SET EXERCISE: In the lines below, find how many contain the word "with" and report that figure alone.

SOURCE MATERIAL:
Begin

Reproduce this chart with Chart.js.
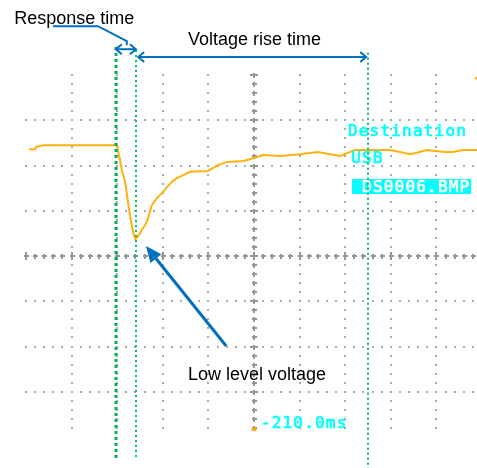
<!DOCTYPE html>
<html><head><meta charset="utf-8">
<script src="https://cdn.jsdelivr.net/npm/chart.js@4.4.1/dist/chart.umd.min.js"></script>
<style>html,body{margin:0;padding:0;background:#fff;overflow:hidden}</style>
</head><body>
<canvas id="c" width="477" height="468"></canvas>
<script>
// Units: horizontal = time divisions (0 = trigger/centre), vertical = voltage divisions (0 = centre)
const traceTime = [-4.93,-4.80,-4.78,-4.61,-3.00,-2.96,-2.94,-2.89,-2.83,-2.79,-2.76,-2.72,-2.68,-2.65,-2.61,-2.57,-2.46,-2.35,-2.24,-2.13,-2.02,-1.80,-1.69,-1.40,-1.01,-0.79,-0.59,-0.24,-0.09,0.20,0.57,1.01,1.40,1.67,1.89,2.11,2.21,2.98,3.20,3.42,3.57,3.79,4.19,4.36,4.58,4.89];
const traceVolt = [2.36,2.36,2.41,2.45,2.45,2.19,2.12,1.86,1.64,1.39,1.17,0.91,0.68,0.53,0.38,0.40,0.57,0.75,1.13,1.28,1.39,1.64,1.72,1.86,1.88,2.01,2.08,2.10,2.14,2.23,2.21,2.25,2.30,2.25,2.21,2.30,2.34,2.34,2.30,2.25,2.28,2.34,2.30,2.30,2.34,2.34];

const gridTimes = [-4,-3,-2,-1,0,1,2,3,4];
const gridVolts = [-3,-2,-1,0,1,2,3];

// green cursor lines: time position, top, bottom (divisions)
const cursorTimes  = [-3.03, -2.59, 2.50];
const cursorTops   = [4.62, 4.55, 4.49];
const cursorBottoms= [-4.51, -4.51, -4.69];

// annotation labels
const noteTexts = ['Response time', 'Voltage rise time', 'Low level voltage'];
const noteTimes = [-5.26, -1.45, -1.45];
const noteVolts = [5.13, 4.66, -2.74];

// response-time leader polyline
const leaderTimes = [-4.41, -3.42, -2.79, -2.79];
const leaderVolts = [5.08, 5.08, 4.75, 4.66];
const responseArrowVolt = 4.57;
const riseArrow = {from: -2.54, to: 2.46, volt: 4.40};
const lowArrowTimes = [-0.61, -2.37];
const lowArrowVolts = [-1.99, 0.22];

// scope screen texts
const screenTexts = ['Destination', 'USB', '-210.0ms'];
const screenTimes = [2.06, 2.13, 0.15];
const screenVolts = [2.65, 2.06, -3.80];
const fileName = 'DS0006.BMP';
const fileBox = {t0: 2.15, t1: 4.76, v0: 1.70, v1: 1.37, textT: 2.37, textV: 1.41};
const triggerMark = {t: 0, v: -3.82};
const levelMark = {t: 4.87, v: 3.93};

const scopePlugin = {
  id: 'scope',
  beforeDatasetsDraw(chart) {
    const {ctx, scales: {x, y}} = chart;
    const X = v => x.getPixelForValue(v), Y = v => y.getPixelForValue(v);
    ctx.save();
    ctx.fillStyle = '#ababab';
    // dotted vertical graticule lines
    for (const gt of gridTimes) {
      if (gt === 0) continue;
      for (let k = -19; k <= 20; k++) {
        const v = k * 0.2;
        if (Math.abs(v) < 1e-9) continue;
        ctx.fillRect(Math.round(X(gt)) - 1, Math.round(Y(v)) - 1, 2, 2);
      }
    }
    // dotted horizontal graticule lines
    for (const gv of gridVolts) {
      if (gv === 0) continue;
      for (let k = -25; k <= 24; k++) {
        const t = k * 0.2;
        if (Math.abs(t) < 1e-9) continue;
        ctx.fillRect(Math.round(X(t)) - 1, Math.round(Y(gv)) - 1, 2, 2);
      }
    }
    // centre axes with crosses
    ctx.fillStyle = '#959595';
    const cy0 = Math.round(Y(0)), cx0 = Math.round(X(0));
    for (let k = -25; k <= 24; k++) {
      const t = k * 0.2;
      const cx = Math.round(X(t));
      const big = Math.abs(t - Math.round(t)) < 1e-9;
      ctx.fillRect(cx - 2, cy0 - 1, 5, 2);
      ctx.fillRect(cx - 1, cy0 - (big ? 4 : 2), 2, big ? 8 : 5);
    }
    for (let k = -19; k <= 20; k++) {
      const v = k * 0.2;
      const cy = Math.round(Y(v));
      const big = Math.abs(v - Math.round(v)) < 1e-9;
      ctx.fillRect(cx0 - 1, cy - 2, 2, 5);
      ctx.fillRect(cx0 - (big ? 4 : 2), cy - 1, big ? 8 : 5, 2);
    }
    ctx.restore();
  },
  afterDatasetsDraw(chart) {
    const {ctx, scales: {x, y}} = chart;
    const X = v => x.getPixelForValue(v), Y = v => y.getPixelForValue(v);
    ctx.save();
    // screen texts
    ctx.font = '16px "DejaVu Sans Mono", monospace';
    try { ctx.letterSpacing = '1.2px'; } catch (e) {}
    ctx.textBaseline = 'alphabetic';
    ctx.fillStyle = '#00ffff';
    ctx.strokeStyle = '#00ffff';
    ctx.lineWidth = 0.7;
    screenTexts.forEach((s, i) => {
      ctx.fillText(s, X(screenTimes[i]), Y(screenVolts[i]));
      ctx.strokeText(s, X(screenTimes[i]), Y(screenVolts[i]));
    });
    ctx.fillRect(X(fileBox.t0), Y(fileBox.v0), X(fileBox.t1) - X(fileBox.t0), Y(fileBox.v1) - Y(fileBox.v0));
    ctx.fillStyle = '#ffffff';
    ctx.strokeStyle = '#ffffff';
    ctx.fillText(fileName, X(fileBox.textT), Y(fileBox.textV));
    ctx.strokeText(fileName, X(fileBox.textT), Y(fileBox.textV));
    try { ctx.letterSpacing = '0px'; } catch (e) {}
    // trigger markers
    ctx.fillStyle = '#ffa800';
    let mx = X(triggerMark.t), my = Y(triggerMark.v);
    ctx.beginPath(); ctx.moveTo(mx, my - 3); ctx.lineTo(mx + 3, my + 2); ctx.lineTo(mx - 3, my + 2); ctx.closePath(); ctx.fill();
    mx = X(levelMark.t); my = Y(levelMark.v);
    ctx.beginPath(); ctx.moveTo(mx - 2, my); ctx.lineTo(mx + 3, my - 3); ctx.lineTo(mx + 3, my + 3); ctx.closePath(); ctx.fill();

    // green cursors
    cursorTimes.forEach((t, i) => {
      ctx.strokeStyle = i === 0 ? '#00b050' : '#00c060';
      ctx.lineWidth = i === 0 ? 3 : 2;
      ctx.setLineDash(i === 0 ? [3, 3] : [2, 3]);
      ctx.beginPath();
      ctx.moveTo(Math.round(X(t)), Y(cursorTops[i]));
      ctx.lineTo(Math.round(X(t)), Y(cursorBottoms[i]));
      ctx.stroke();
    });
    ctx.setLineDash([]);

    // blue arrows
    const blue = '#0070c0';
    ctx.strokeStyle = blue; ctx.fillStyle = blue;
    ctx.lineWidth = 2; ctx.lineJoin = 'miter'; ctx.lineCap = 'butt';
    ctx.beginPath();
    leaderTimes.forEach((t, i) => { const px = X(t), py = Y(leaderVolts[i]); i ? ctx.lineTo(px, py) : ctx.moveTo(px, py); });
    ctx.stroke();
    const chevron = (px, py, dir) => {
      ctx.beginPath();
      ctx.moveTo(px - dir * 6, py - 5); ctx.lineTo(px, py); ctx.lineTo(px - dir * 6, py + 5);
      ctx.stroke();
    };
    const hArrow = (t0, t1, v) => {
      const x0 = X(t0), x1 = X(t1), py = Y(v);
      ctx.beginPath(); ctx.moveTo(x0, py); ctx.lineTo(x1, py); ctx.stroke();
      chevron(x0, py, -1); chevron(x1, py, 1);
    };
    hArrow(cursorTimes[0], cursorTimes[1], responseArrowVolt);
    hArrow(riseArrow.from, riseArrow.to, riseArrow.volt);
    // low level arrow with filled head
    const ax0 = X(lowArrowTimes[0]), ay0 = Y(lowArrowVolts[0]);
    const ax1 = X(lowArrowTimes[1]), ay1 = Y(lowArrowVolts[1]);
    const ang = Math.atan2(ay1 - ay0, ax1 - ax0);
    const hl = 16, hw = 7;
    const bx = ax1 - hl * Math.cos(ang), by = ay1 - hl * Math.sin(ang);
    ctx.lineWidth = 3;
    ctx.beginPath(); ctx.moveTo(ax0, ay0); ctx.lineTo(bx, by); ctx.stroke();
    ctx.beginPath();
    ctx.moveTo(ax1, ay1);
    ctx.lineTo(bx + hw * Math.sin(ang), by - hw * Math.cos(ang));
    ctx.lineTo(bx - hw * Math.sin(ang), by + hw * Math.cos(ang));
    ctx.closePath(); ctx.fill();

    // annotation texts
    ctx.fillStyle = '#000';
    ctx.font = '18px "Liberation Sans", Arial, sans-serif';
    noteTexts.forEach((s, i) => ctx.fillText(s, X(noteTimes[i]), Y(noteVolts[i])));
    ctx.restore();
  }
};

new Chart(document.getElementById('c'), {
  type: 'line',
  data: {
    datasets: [{
      data: traceTime.map((t, i) => ({x: t, y: traceVolt[i]})),
      borderColor: '#ffb10f',
      borderWidth: 2,
      pointRadius: 0,
      tension: 0,
      fill: false
    }]
  },
  options: {
    responsive: false,
    animation: false,
    layout: {padding: {left: 26, right: 0, top: 75, bottom: 31}},
    plugins: {legend: {display: false}, tooltip: {enabled: false}},
    scales: {
      x: {type: 'linear', min: -5, max: 4.89, display: false},
      y: {type: 'linear', min: -4, max: 4, display: false}
    }
  },
  plugins: [scopePlugin]
});
</script>
</body></html>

End

CORRECT ANSWER: 3